HALF the world is on lockdown, but only in these sceptre’d isles does it manifest like this. Which symptoms are you suffering from? 

Incredibly painful social interaction

Even before, a simple supermarket trip was riddled with apologies and excuse-mes. And with Brits now worried eye contact will spread the virus and desperately deferential to cashiers, wincing can continue for four hours after each trip outside.

Stilted neighbourliness

You’ve known your neighbours six years, after the initial sex-year détente, and exchanged no more than greetings. Now you’re leaving useful items on their doorsteps, waving every day, and getting genuine warmth from Thursday 8pm claps. May last years.

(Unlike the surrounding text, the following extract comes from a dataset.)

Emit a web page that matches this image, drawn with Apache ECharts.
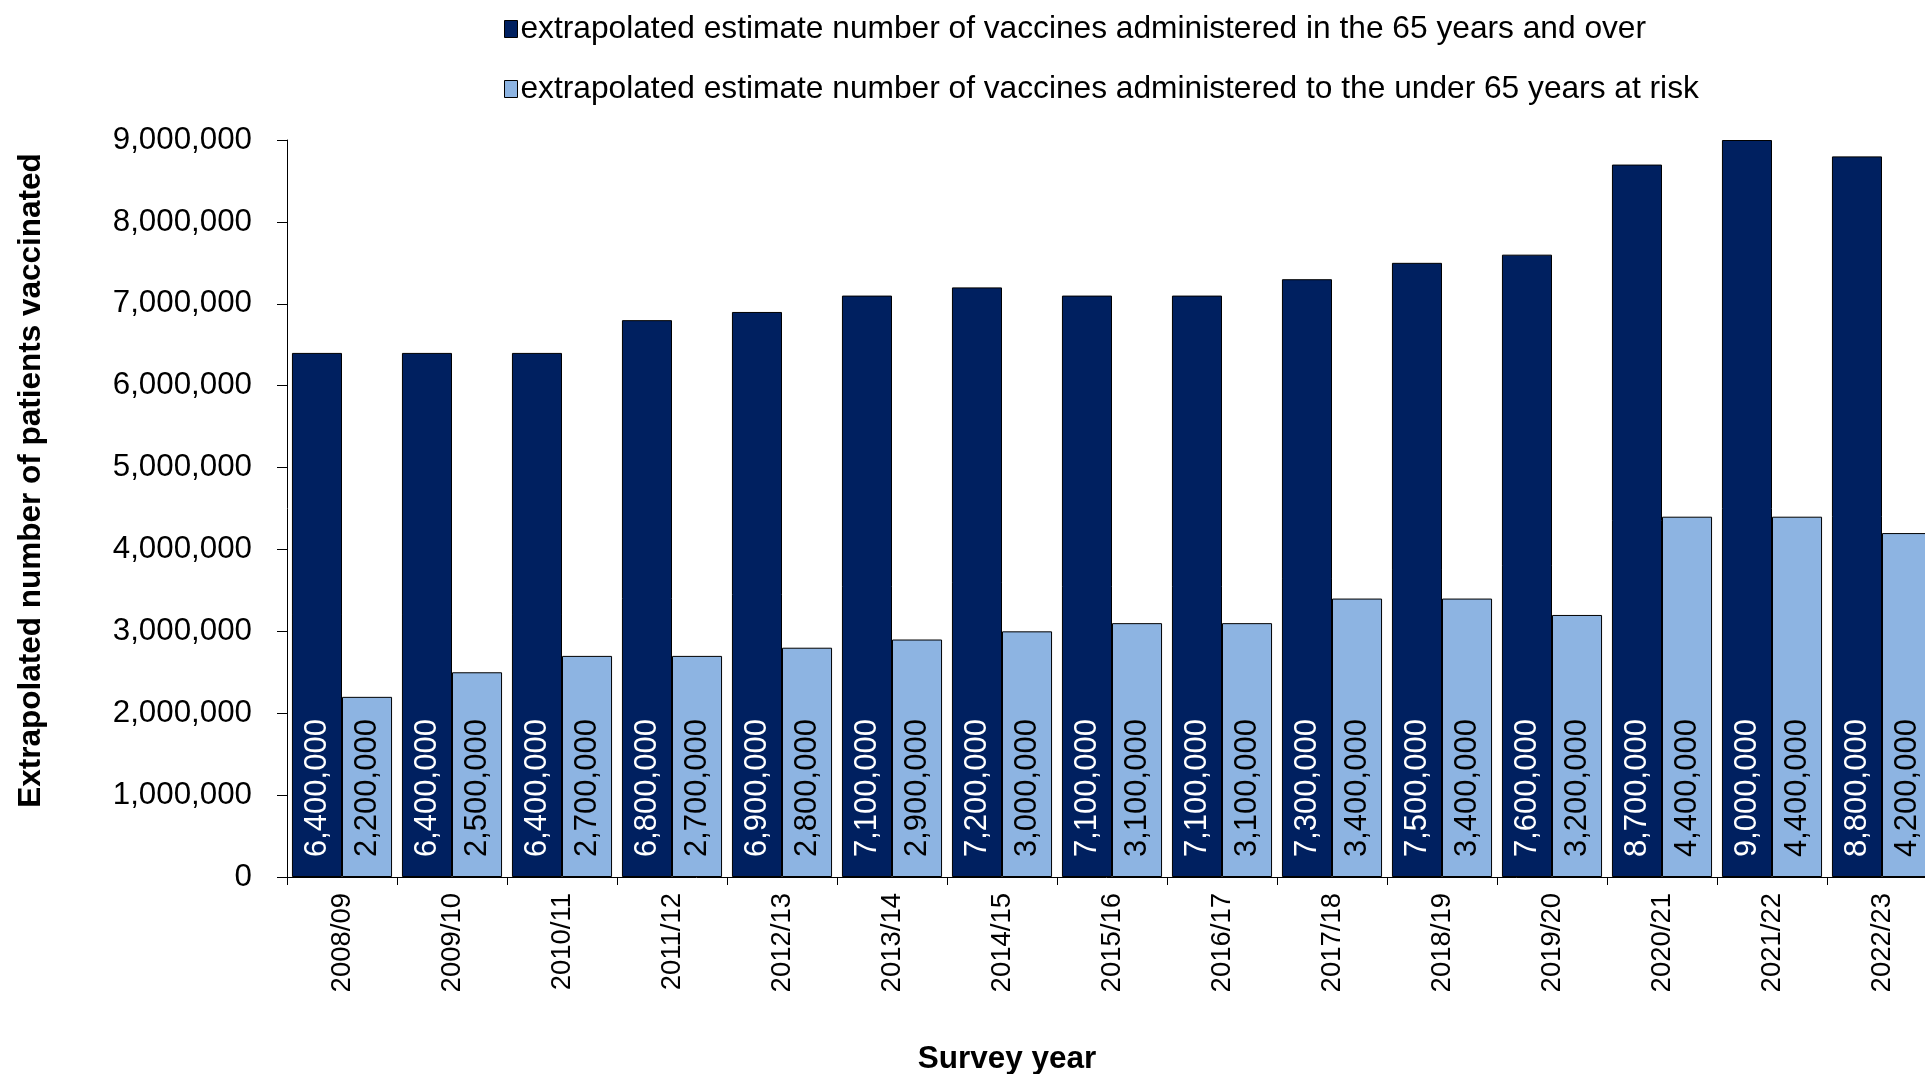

Craving exotic, spicy food

Stuck in a nightmare of bland and incompetently-made food, unrelieved by takeaways you’re afraid of and without an M&S Chicken Dhansak you grabbed at the station, life is unspeakably bland. You’re increasingly desperate for food redolent with fresh herbs and spices from the East, and are putting Piri Piri sauce on a mini pork pie.

Tea drinking at concerning levels

As the British immune response to crisis is to put the kettle on, experts warn that tea drinking may be up by 450 per cent, along with accompanying non-fancy biscuits because that’s what’s left in the cupboard.

Living life of quiet desperation

The British have been doing quiet desperation since at least the Tudors. The prevailing symptom is to be wretchedly unhappy within the house but, when asked how you are, to say brightly that everything is fine.